We also had to take a look at any customer units that were in the shop, finish up what we could and make arrangements for delivery or pickup. There were a few items and large tractors that were split for some engine work that we were able to lift and block up to keep them from getting water damage. Anything outside that wasn't tied down, we made sure that it was. All the external oil, waste containers, etc., those were all emptied.

Equipment was moved to a nearby warehouse and county fairgrounds and parts and supplies were moved up from the ground, to a second story or to semi-trailers that were brought in for storage.

We also had to make plans to shut off the electricity, but we didn’t want to do that too soon because we wanted to keep our security system up until the last minute.

That all started on Monday, which would have been the 10th. The storm was supposed to really hit ground between Wednesday and Thursday, so by mid-afternoon Wednesday, we were mostly done with everything we had planned to do.

We received between 24 and 30 inches of rain near the Goldsboro area. It wasn't a surprise. That's one thing about a hurricane, you've got days and days to plan and then it's just a matter of waiting to see how high the water is going to get.

Rural Lifestyle Dealer: Can you explain more about securing parts, retail inventory and company data from damage?

Hoffmann: Most of the parts were put on pallets, so we used a forklift to move them to the second floor or we moved them into the trailers. For the retail merchandise, we shrunk wrapped the displays. Most of them are on wheels so we moved them to trailers or we used the forklifts to move them.

We're on our company network, so all of our files are backed up anyway. From a personal standpoint, we made sure that everybody had USB sticks to back up any personal data. We unloaded all of the files out of the desks and put them on pallets and moved those pallets to the second story as well.

RLD: You're doing all of this preparations and you still have customers coming in. How did you handle that?

Hoffmann: We were able to stay pretty much in full business right up through Wednesday. There were times when a customer would come in and we'd have to climb up in a truck and dig for the part that they needed, but it wasn't difficult.

Before we closed on Wednesday, we switched our phone system over to our corporate office in Tipton, Ga., so our customers were still able to reach someone from the dealership. After the storm ends and the water recedes, we do a reverse order of how we moved things out. All of the desks, parts bins, etc. are labeled so moved them back to their original space.

RLD: Were you communicating with customers throughout the event?
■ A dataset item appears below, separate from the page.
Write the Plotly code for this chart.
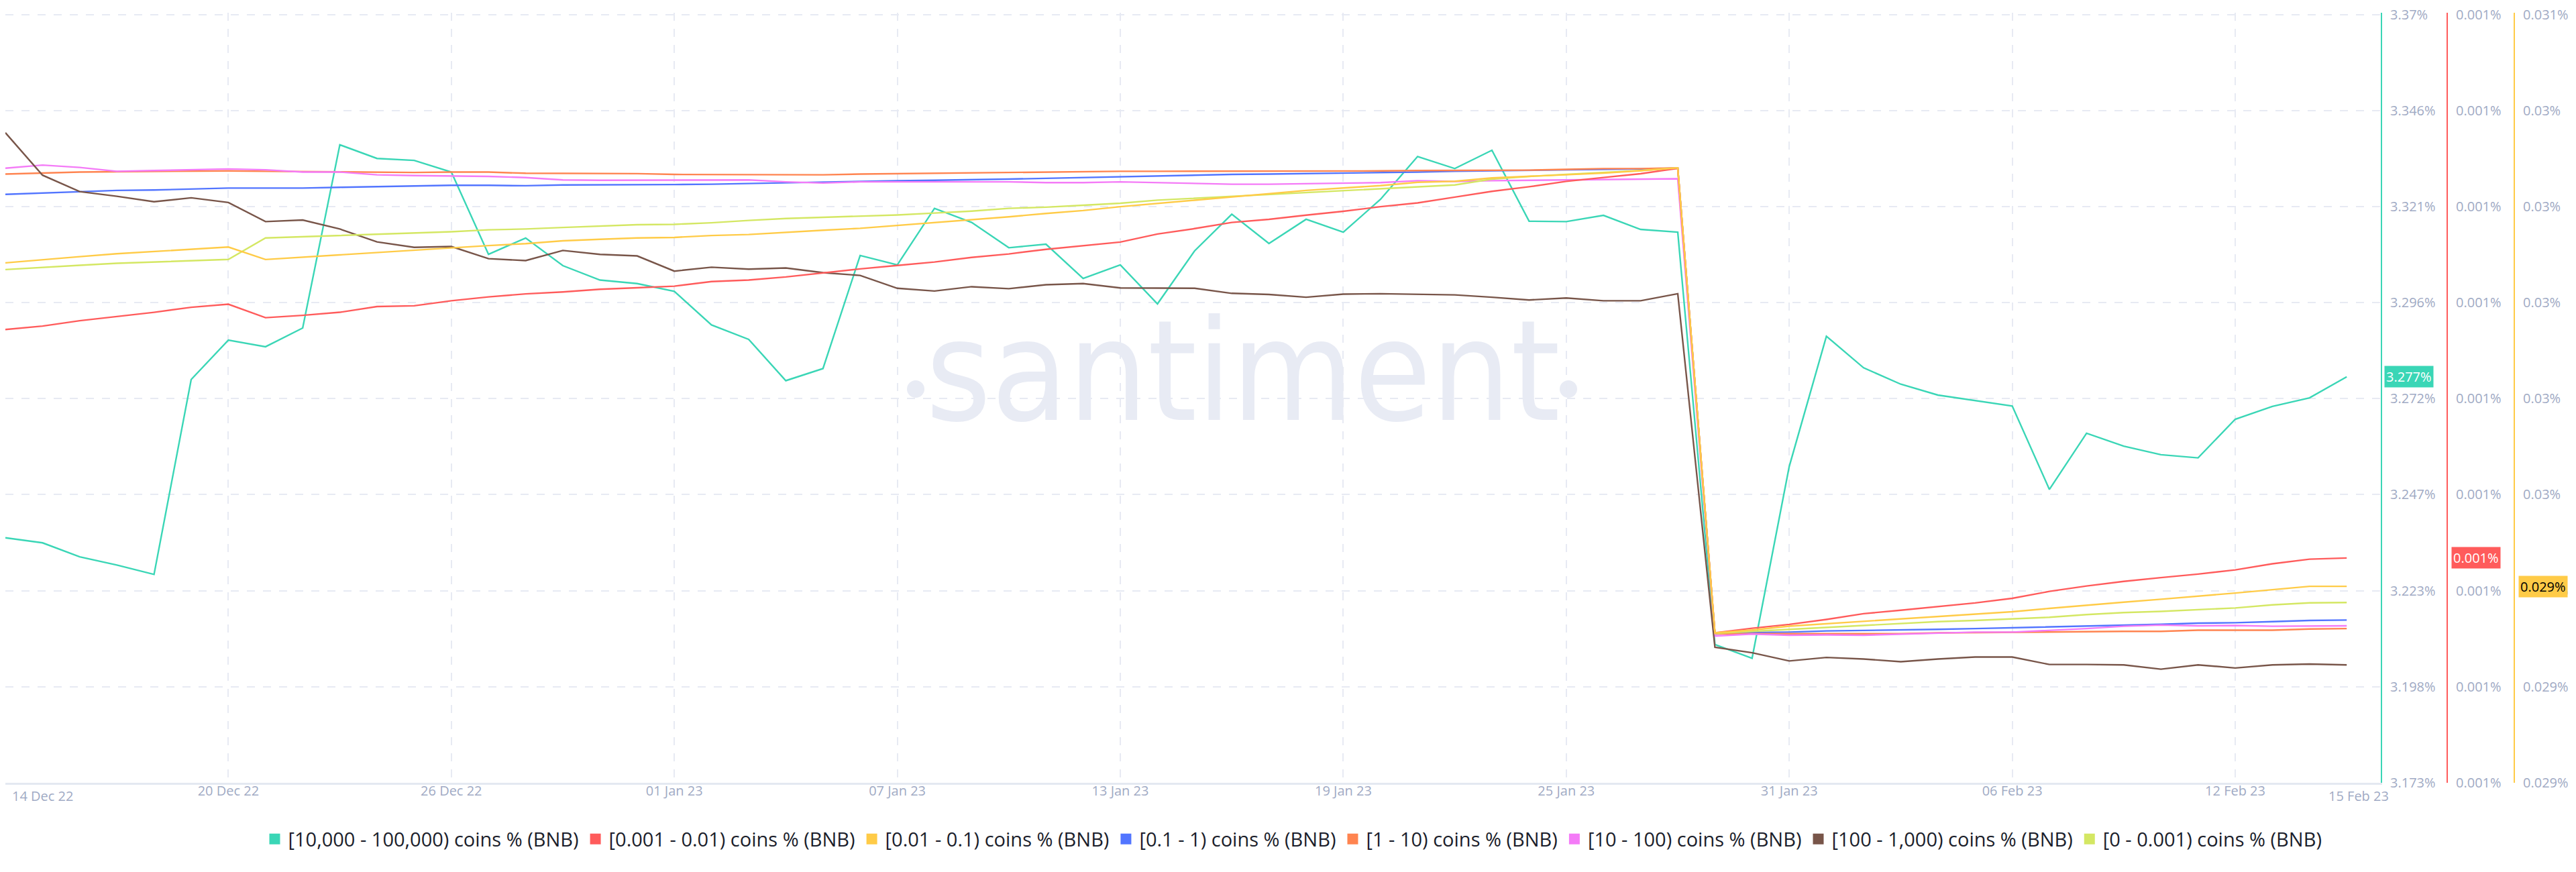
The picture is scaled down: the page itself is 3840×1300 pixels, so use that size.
import pandas as pd
import plotly.graph_objects as go

# daily points, 14 Dec 22 .. 15 Feb 23
dates = pd.date_range("2022-12-14", "2023-02-15", freq="D")

# [10,000 - 100,000) coins % (BNB), left-most right axis
holders_10k_100k = [
    3.2361, 3.2348, 3.2312, 3.2291, 3.2267, 3.2767, 3.2868, 3.2851, 3.2899, 3.3369,
    3.3334, 3.3329, 3.3299, 3.3088, 3.3130, 3.3059, 3.3022, 3.3013, 3.2993, 3.2907,
    3.2870, 3.2764, 3.2795, 3.3085, 3.3061, 3.3206, 3.3170, 3.3105, 3.3114, 3.3026,
    3.3061, 3.2961, 3.3097, 3.3191, 3.3116, 3.3178, 3.3145, 3.3229, 3.3339, 3.3308,
    3.3355, 3.3173, 3.3172, 3.3188, 3.3152, 3.3145, 3.2087, 3.2052, 3.2544, 3.2878,
    3.2797, 3.2755, 3.2727, 3.2713, 3.2699, 3.2485, 3.2629, 3.2596, 3.2574, 3.2566,
    3.2665, 3.2698, 3.2720, 3.2774,
]

# [0.001 - 0.01) coins % (BNB), middle axis (labels all round to 0.001%)
holders_0001_001 = [
    0.0013180, 0.0013189, 0.0013203, 0.0013214, 0.0013225, 0.0013238, 0.0013246, 0.0013211, 0.0013217, 0.0013225,
    0.0013240, 0.0013242, 0.0013255, 0.0013265, 0.0013273, 0.0013278, 0.0013285, 0.0013289, 0.0013293, 0.0013305,
    0.0013309, 0.0013317, 0.0013328, 0.0013338, 0.0013347, 0.0013356, 0.0013368, 0.0013377, 0.0013389, 0.0013399,
    0.0013408, 0.0013429, 0.0013443, 0.0013459, 0.0013467, 0.0013478, 0.0013488, 0.0013500, 0.0013510, 0.0013525,
    0.0013540, 0.0013552, 0.0013566, 0.0013576, 0.0013586, 0.0013600, 0.0012390, 0.0012402, 0.0012412, 0.0012425,
    0.0012440, 0.0012449, 0.0012459, 0.0012468, 0.0012480, 0.0012498, 0.0012512, 0.0012524, 0.0012534, 0.0012543,
    0.0012554, 0.0012570, 0.0012582, 0.0012585,
]

# [0.01 - 0.1) coins % (BNB), right-most axis
holders_001_01 = [
    0.030033, 0.030040, 0.030046, 0.030052, 0.030057, 0.030062, 0.030066, 0.030040, 0.030045, 0.030050,
    0.030055, 0.030060, 0.030065, 0.030069, 0.030073, 0.030079, 0.030082, 0.030085, 0.030086, 0.030090,
    0.030092, 0.030097, 0.030101, 0.030105, 0.030111, 0.030116, 0.030122, 0.030129, 0.030136, 0.030142,
    0.030150, 0.030157, 0.030163, 0.030170, 0.030177, 0.030184, 0.030189, 0.030194, 0.030201, 0.030203,
    0.030210, 0.030213, 0.030217, 0.030220, 0.030225, 0.030231, 0.029262, 0.029268, 0.029276, 0.029281,
    0.029285, 0.029291, 0.029296, 0.029301, 0.029306, 0.029313, 0.029320, 0.029326, 0.029332, 0.029338,
    0.029345, 0.029352, 0.029359, 0.029359,
]

# the remaining bands have no visible axis, so they are read against the first one
holders_01_1 = [
    3.3242, 3.3245, 3.3249, 3.3252, 3.3253, 3.3256, 3.3258, 3.3258, 3.3258, 3.3260,
    3.3262, 3.3264, 3.3265, 3.3265, 3.3264, 3.3266, 3.3266, 3.3267, 3.3267, 3.3268,
    3.3270, 3.3272, 3.3274, 3.3276, 3.3277, 3.3278, 3.3279, 3.3281, 3.3283, 3.3285,
    3.3288, 3.3290, 3.3291, 3.3293, 3.3294, 3.3295, 3.3297, 3.3298, 3.3299, 3.3301,
    3.3302, 3.3303, 3.3304, 3.3306, 3.3307, 3.3309, 3.2114, 3.2118, 3.2119, 3.2122,
    3.2123, 3.2124, 3.2126, 3.2128, 3.2130, 3.2132, 3.2134, 3.2137, 3.2139, 3.2142,
    3.2143, 3.2146, 3.2149, 3.2150,
]

holders_1_10 = [
    3.3294, 3.3297, 3.3299, 3.3300, 3.3301, 3.3302, 3.3302, 3.3301, 3.3300, 3.3299,
    3.3299, 3.3298, 3.3299, 3.3299, 3.3296, 3.3296, 3.3296, 3.3295, 3.3293, 3.3293,
    3.3293, 3.3292, 3.3292, 3.3294, 3.3295, 3.3297, 3.3298, 3.3298, 3.3299, 3.3300,
    3.3301, 3.3301, 3.3301, 3.3301, 3.3301, 3.3301, 3.3302, 3.3302, 3.3303, 3.3303,
    3.3303, 3.3304, 3.3306, 3.3308, 3.3308, 3.3310, 3.2115, 3.2115, 3.2115, 3.2115,
    3.2114, 3.2115, 3.2117, 3.2118, 3.2118, 3.2119, 3.2121, 3.2121, 3.2121, 3.2124,
    3.2124, 3.2124, 3.2127, 3.2128,
]

holders_10_100 = [
    3.3309, 3.3317, 3.3311, 3.3301, 3.3303, 3.3305, 3.3307, 3.3305, 3.3299, 3.3299,
    3.3292, 3.3290, 3.3289, 3.3288, 3.3285, 3.3279, 3.3278, 3.3278, 3.3279, 3.3279,
    3.3279, 3.3274, 3.3271, 3.3274, 3.3274, 3.3275, 3.3275, 3.3274, 3.3272, 3.3272,
    3.3274, 3.3272, 3.3270, 3.3268, 3.3268, 3.3269, 3.3270, 3.3272, 3.3277, 3.3275,
    3.3277, 3.3278, 3.3279, 3.3280, 3.3281, 3.3282, 3.2109, 3.2114, 3.2111, 3.2112,
    3.2111, 3.2114, 3.2117, 3.2119, 3.2119, 3.2123, 3.2128, 3.2134, 3.2137, 3.2135,
    3.2136, 3.2134, 3.2134, 3.2135,
]

holders_100_1k = [
    3.3400, 3.3291, 3.3249, 3.3237, 3.3223, 3.3233, 3.3221, 3.3172, 3.3176, 3.3153,
    3.3120, 3.3106, 3.3108, 3.3077, 3.3072, 3.3098, 3.3088, 3.3084, 3.3045, 3.3055,
    3.3050, 3.3053, 3.3041, 3.3034, 3.3001, 3.2994, 3.3005, 3.3000, 3.3010, 3.3013,
    3.3002, 3.3001, 3.3001, 3.2988, 3.2985, 3.2978, 3.2986, 3.2987, 3.2985, 3.2984,
    3.2978, 3.2971, 3.2976, 3.2969, 3.2969, 3.2987, 3.2080, 3.2066, 3.2045, 3.2054,
    3.2050, 3.2043, 3.2050, 3.2055, 3.2055, 3.2036, 3.2036, 3.2035, 3.2024, 3.2035,
    3.2027, 3.2035, 3.2037, 3.2035,
]

holders_0_0001 = [
    3.3049, 3.3055, 3.3060, 3.3065, 3.3068, 3.3072, 3.3075, 3.3130, 3.3133, 3.3136,
    3.3139, 3.3143, 3.3146, 3.3151, 3.3153, 3.3157, 3.3161, 3.3164, 3.3165, 3.3169,
    3.3175, 3.3180, 3.3183, 3.3186, 3.3189, 3.3194, 3.3199, 3.3206, 3.3209, 3.3214,
    3.3219, 3.3227, 3.3232, 3.3237, 3.3242, 3.3247, 3.3252, 3.3257, 3.3262, 3.3266,
    3.3281, 3.3288, 3.3293, 3.3298, 3.3303, 3.3310, 3.2116, 3.2121, 3.2126, 3.2132,
    3.2137, 3.2142, 3.2146, 3.2149, 3.2153, 3.2157, 3.2164, 3.2169, 3.2172, 3.2176,
    3.2181, 3.2189, 3.2194, 3.2195,
]

tick_dates = ["2022-12-14", "2022-12-20", "2022-12-26", "2023-01-01", "2023-01-07", "2023-01-13",
              "2023-01-19", "2023-01-25", "2023-01-31", "2023-02-06", "2023-02-12"]
tick_labels = ["", "20 Dec 22", "26 Dec 22", "01 Jan 23", "07 Jan 23", "13 Jan 23",
               "19 Jan 23", "25 Jan 23", "31 Jan 23", "06 Feb 23", "12 Feb 23"]

TEAL = "#3AD6B6"
RED = "#FF5B5B"
YELLOW = "#FFCB47"
GRID = "#E7EAF3"
TICK = "#9FAAC4"
MARK = "#E8EBF4"

W = 3840
PLOT_RIGHT = 3541
PLOT_H = 1150
TOP_PAD_PX = 3

series = [
    ("[10,000 - 100,000) coins % (BNB)", holders_10k_100k, TEAL, "y"),
    ("[0.001 - 0.01) coins % (BNB)", holders_0001_001, RED, "y2"),
    ("[0.01 - 0.1) coins % (BNB)", holders_001_01, YELLOW, "y3"),
    ("[0.1 - 1) coins % (BNB)", holders_01_1, "#5275FF", "y"),
    ("[1 - 10) coins % (BNB)", holders_1_10, "#FF8450", "y"),
    ("[10 - 100) coins % (BNB)", holders_10_100, "#F47BF7", "y"),
    ("[100 - 1,000) coins % (BNB)", holders_100_1k, "#785549", "y"),
    ("[0 - 0.001) coins % (BNB)", holders_0_0001, "#D4E763", "y"),
]

teal_range = [3.1733, 3.37026]
red_range = [0.0012, 0.0014]
yellow_range = [0.02895, 0.03055]


def pct(v):
    return f"{v:.3f}".rstrip("0").rstrip(".") + "%"


def axis_ticks(rng, n=9):
    step = (rng[1] - rng[0]) / (n - 1)
    vals = [rng[0] + i * step for i in range(n)]
    # a few px of headroom so the top tick and its grid line are kept
    span = rng[1] - rng[0]
    top = rng[1] + span * TOP_PAD_PX / (PLOT_H - TOP_PAD_PX)
    return dict(range=[rng[0] - step * 0.002, top], tickvals=vals,
                ticktext=[pct(v) for v in vals])


fig = go.Figure()

for name, values, color, axis in series:
    fig.add_trace(go.Scatter(x=dates, y=values, mode="lines", name=name, yaxis=axis,
                             line=dict(color=color, width=2.4), showlegend=False))

# square legend keys like the original
for name, values, color, axis in series:
    fig.add_trace(go.Scatter(x=[None], y=[None], mode="markers", name=name,
                             marker=dict(symbol="square", size=16, color=color)))

axis_common = dict(
    side="right", zeroline=False, tickfont=dict(size=20, color=TICK),
    ticks="", ticklabelstandoff=8, ticklabeloverflow="allow",
    showline=True, linewidth=2,
)

fig.update_layout(
    width=W, height=1300,
    margin=dict(l=0, r=0, t=9, b=141),
    paper_bgcolor="white", plot_bgcolor="white",
    font=dict(family="Open Sans, sans-serif", color=TICK, size=20),
    xaxis=dict(
        domain=[0, PLOT_RIGHT / W],
        range=["2022-12-14", "2023-02-15 22:00"],
        tickvals=tick_dates, ticktext=tick_labels,
        showgrid=True, gridcolor=GRID, gridwidth=2, griddash="12px,12px",
        showline=True, linecolor="#E4E8F1", linewidth=3,
        ticks="", ticklabelstandoff=-8, zeroline=False,
        tickfont=dict(size=20, color=TICK),
    ),
    yaxis=dict(
        showgrid=True, gridcolor=GRID, gridwidth=2, griddash="12px,12px",
        linecolor=TEAL, anchor="x", **axis_ticks(teal_range), **axis_common,
    ),
    yaxis2=dict(
        overlaying="y", anchor="free", position=3640 / W, showgrid=False,
        linecolor=RED, **axis_ticks(red_range), **axis_common,
    ),
    yaxis3=dict(
        overlaying="y", anchor="free", position=3740 / W, showgrid=False,
        linecolor=YELLOW, **axis_ticks(yellow_range), **axis_common,
    ),
    legend=dict(
        orientation="h", x=0.5, xanchor="center", y=-0.073, yanchor="middle",
        font=dict(size=29, color="#1B1E2B"), itemsizing="trace",
    ),
)

# edge date labels that would otherwise be clipped
fig.add_annotation(x=dates[0], y=-0.0174, xref="x", yref="paper", text="14 Dec 22",
                   showarrow=False, xanchor="left", yanchor="middle", xshift=8,
                   font=dict(size=20, color=TICK))
fig.add_annotation(x=dates[-1], y=-0.0174, xref="x", yref="paper", text="15 Feb 23",
                   showarrow=False, xanchor="center", yanchor="middle", xshift=18,
                   font=dict(size=20, color=TICK))

# last-value badges on each visible axis
badges = [
    (holders_10k_100k[-1], "y", 3546, TEAL, "white"),
    (holders_0001_001[-1], "y2", 3646, RED, "white"),
    (holders_001_01[-1], "y3", 3746, YELLOW, "black"),
]
for value, axis, px, bg, fg in badges:
    fig.add_annotation(x=px / W, y=value, xref="paper", yref=axis, text=pct(value),
                       showarrow=False, xanchor="left", yanchor="middle",
                       bgcolor=bg, borderpad=2, font=dict(size=20, color=fg))

# watermark: word plus the two round dots of the logo
fig.add_annotation(x=1845 / W, y=(1159 - 545) / PLOT_H, xref="paper", yref="paper", text="santiment",
                   showarrow=False, xanchor="center", yanchor="middle",
                   font=dict(size=208, color=MARK,
                             family="Liberation Sans Narrow, DejaVu Sans Condensed, Liberation Sans, sans-serif"))
for cx in (1357, 2330):
    fig.add_shape(type="circle", xref="paper", yref="paper", layer="below",
                  x0=(cx - 13) / W, x1=(cx + 13) / W,
                  y0=(1159 - 571 - 13) / PLOT_H, y1=(1159 - 571 + 13) / PLOT_H,
                  fillcolor=MARK, line=dict(width=0))

fig.write_html("out.html")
Hoffmann: Everybody is still wanting to do their part, from our salespeople to our service staff and parts staff. Our parts manager was calling customers, asking how the storm was affecting them and offering our assistance after the storm. Our salespeople were calling customers to let them know we would be there for them after the storm.

RLD: What kind of repairs do you think you will be facing to the dealership?

Hoffmann: Our dealership is a block building and any drywall was taken out after the last storm. We will have to do some clean-up, but we expect very little damage.

RLD: Learning from the last storm, what do you expect to see come in for repairs?

Hoffmann: I don't expect a lot of repairs because of storm damage. Folks in North Carolina are resilient, especially in the eastern part of the state, storms are fairly common. Most people are going to prepare and keep their equipment from getting damaged.

RLD: For any insurance claims that you do have, is there anything in particular that you keep in mind?

Hoffmann: You need the right insurance in the first place and then everything needs to be very well documented. We took pictures of everything. I highly recommend that dealers talk to their insurance company about what is needed.

RLD: Any other comments that you would like to share about preparing for emergencies?

Hoffmann: It was really our people that made the process work. You need the right people at the store with the right attitude, with the right desire to work together. Everybody's key all the way from the newest technician to the oldest salesperson.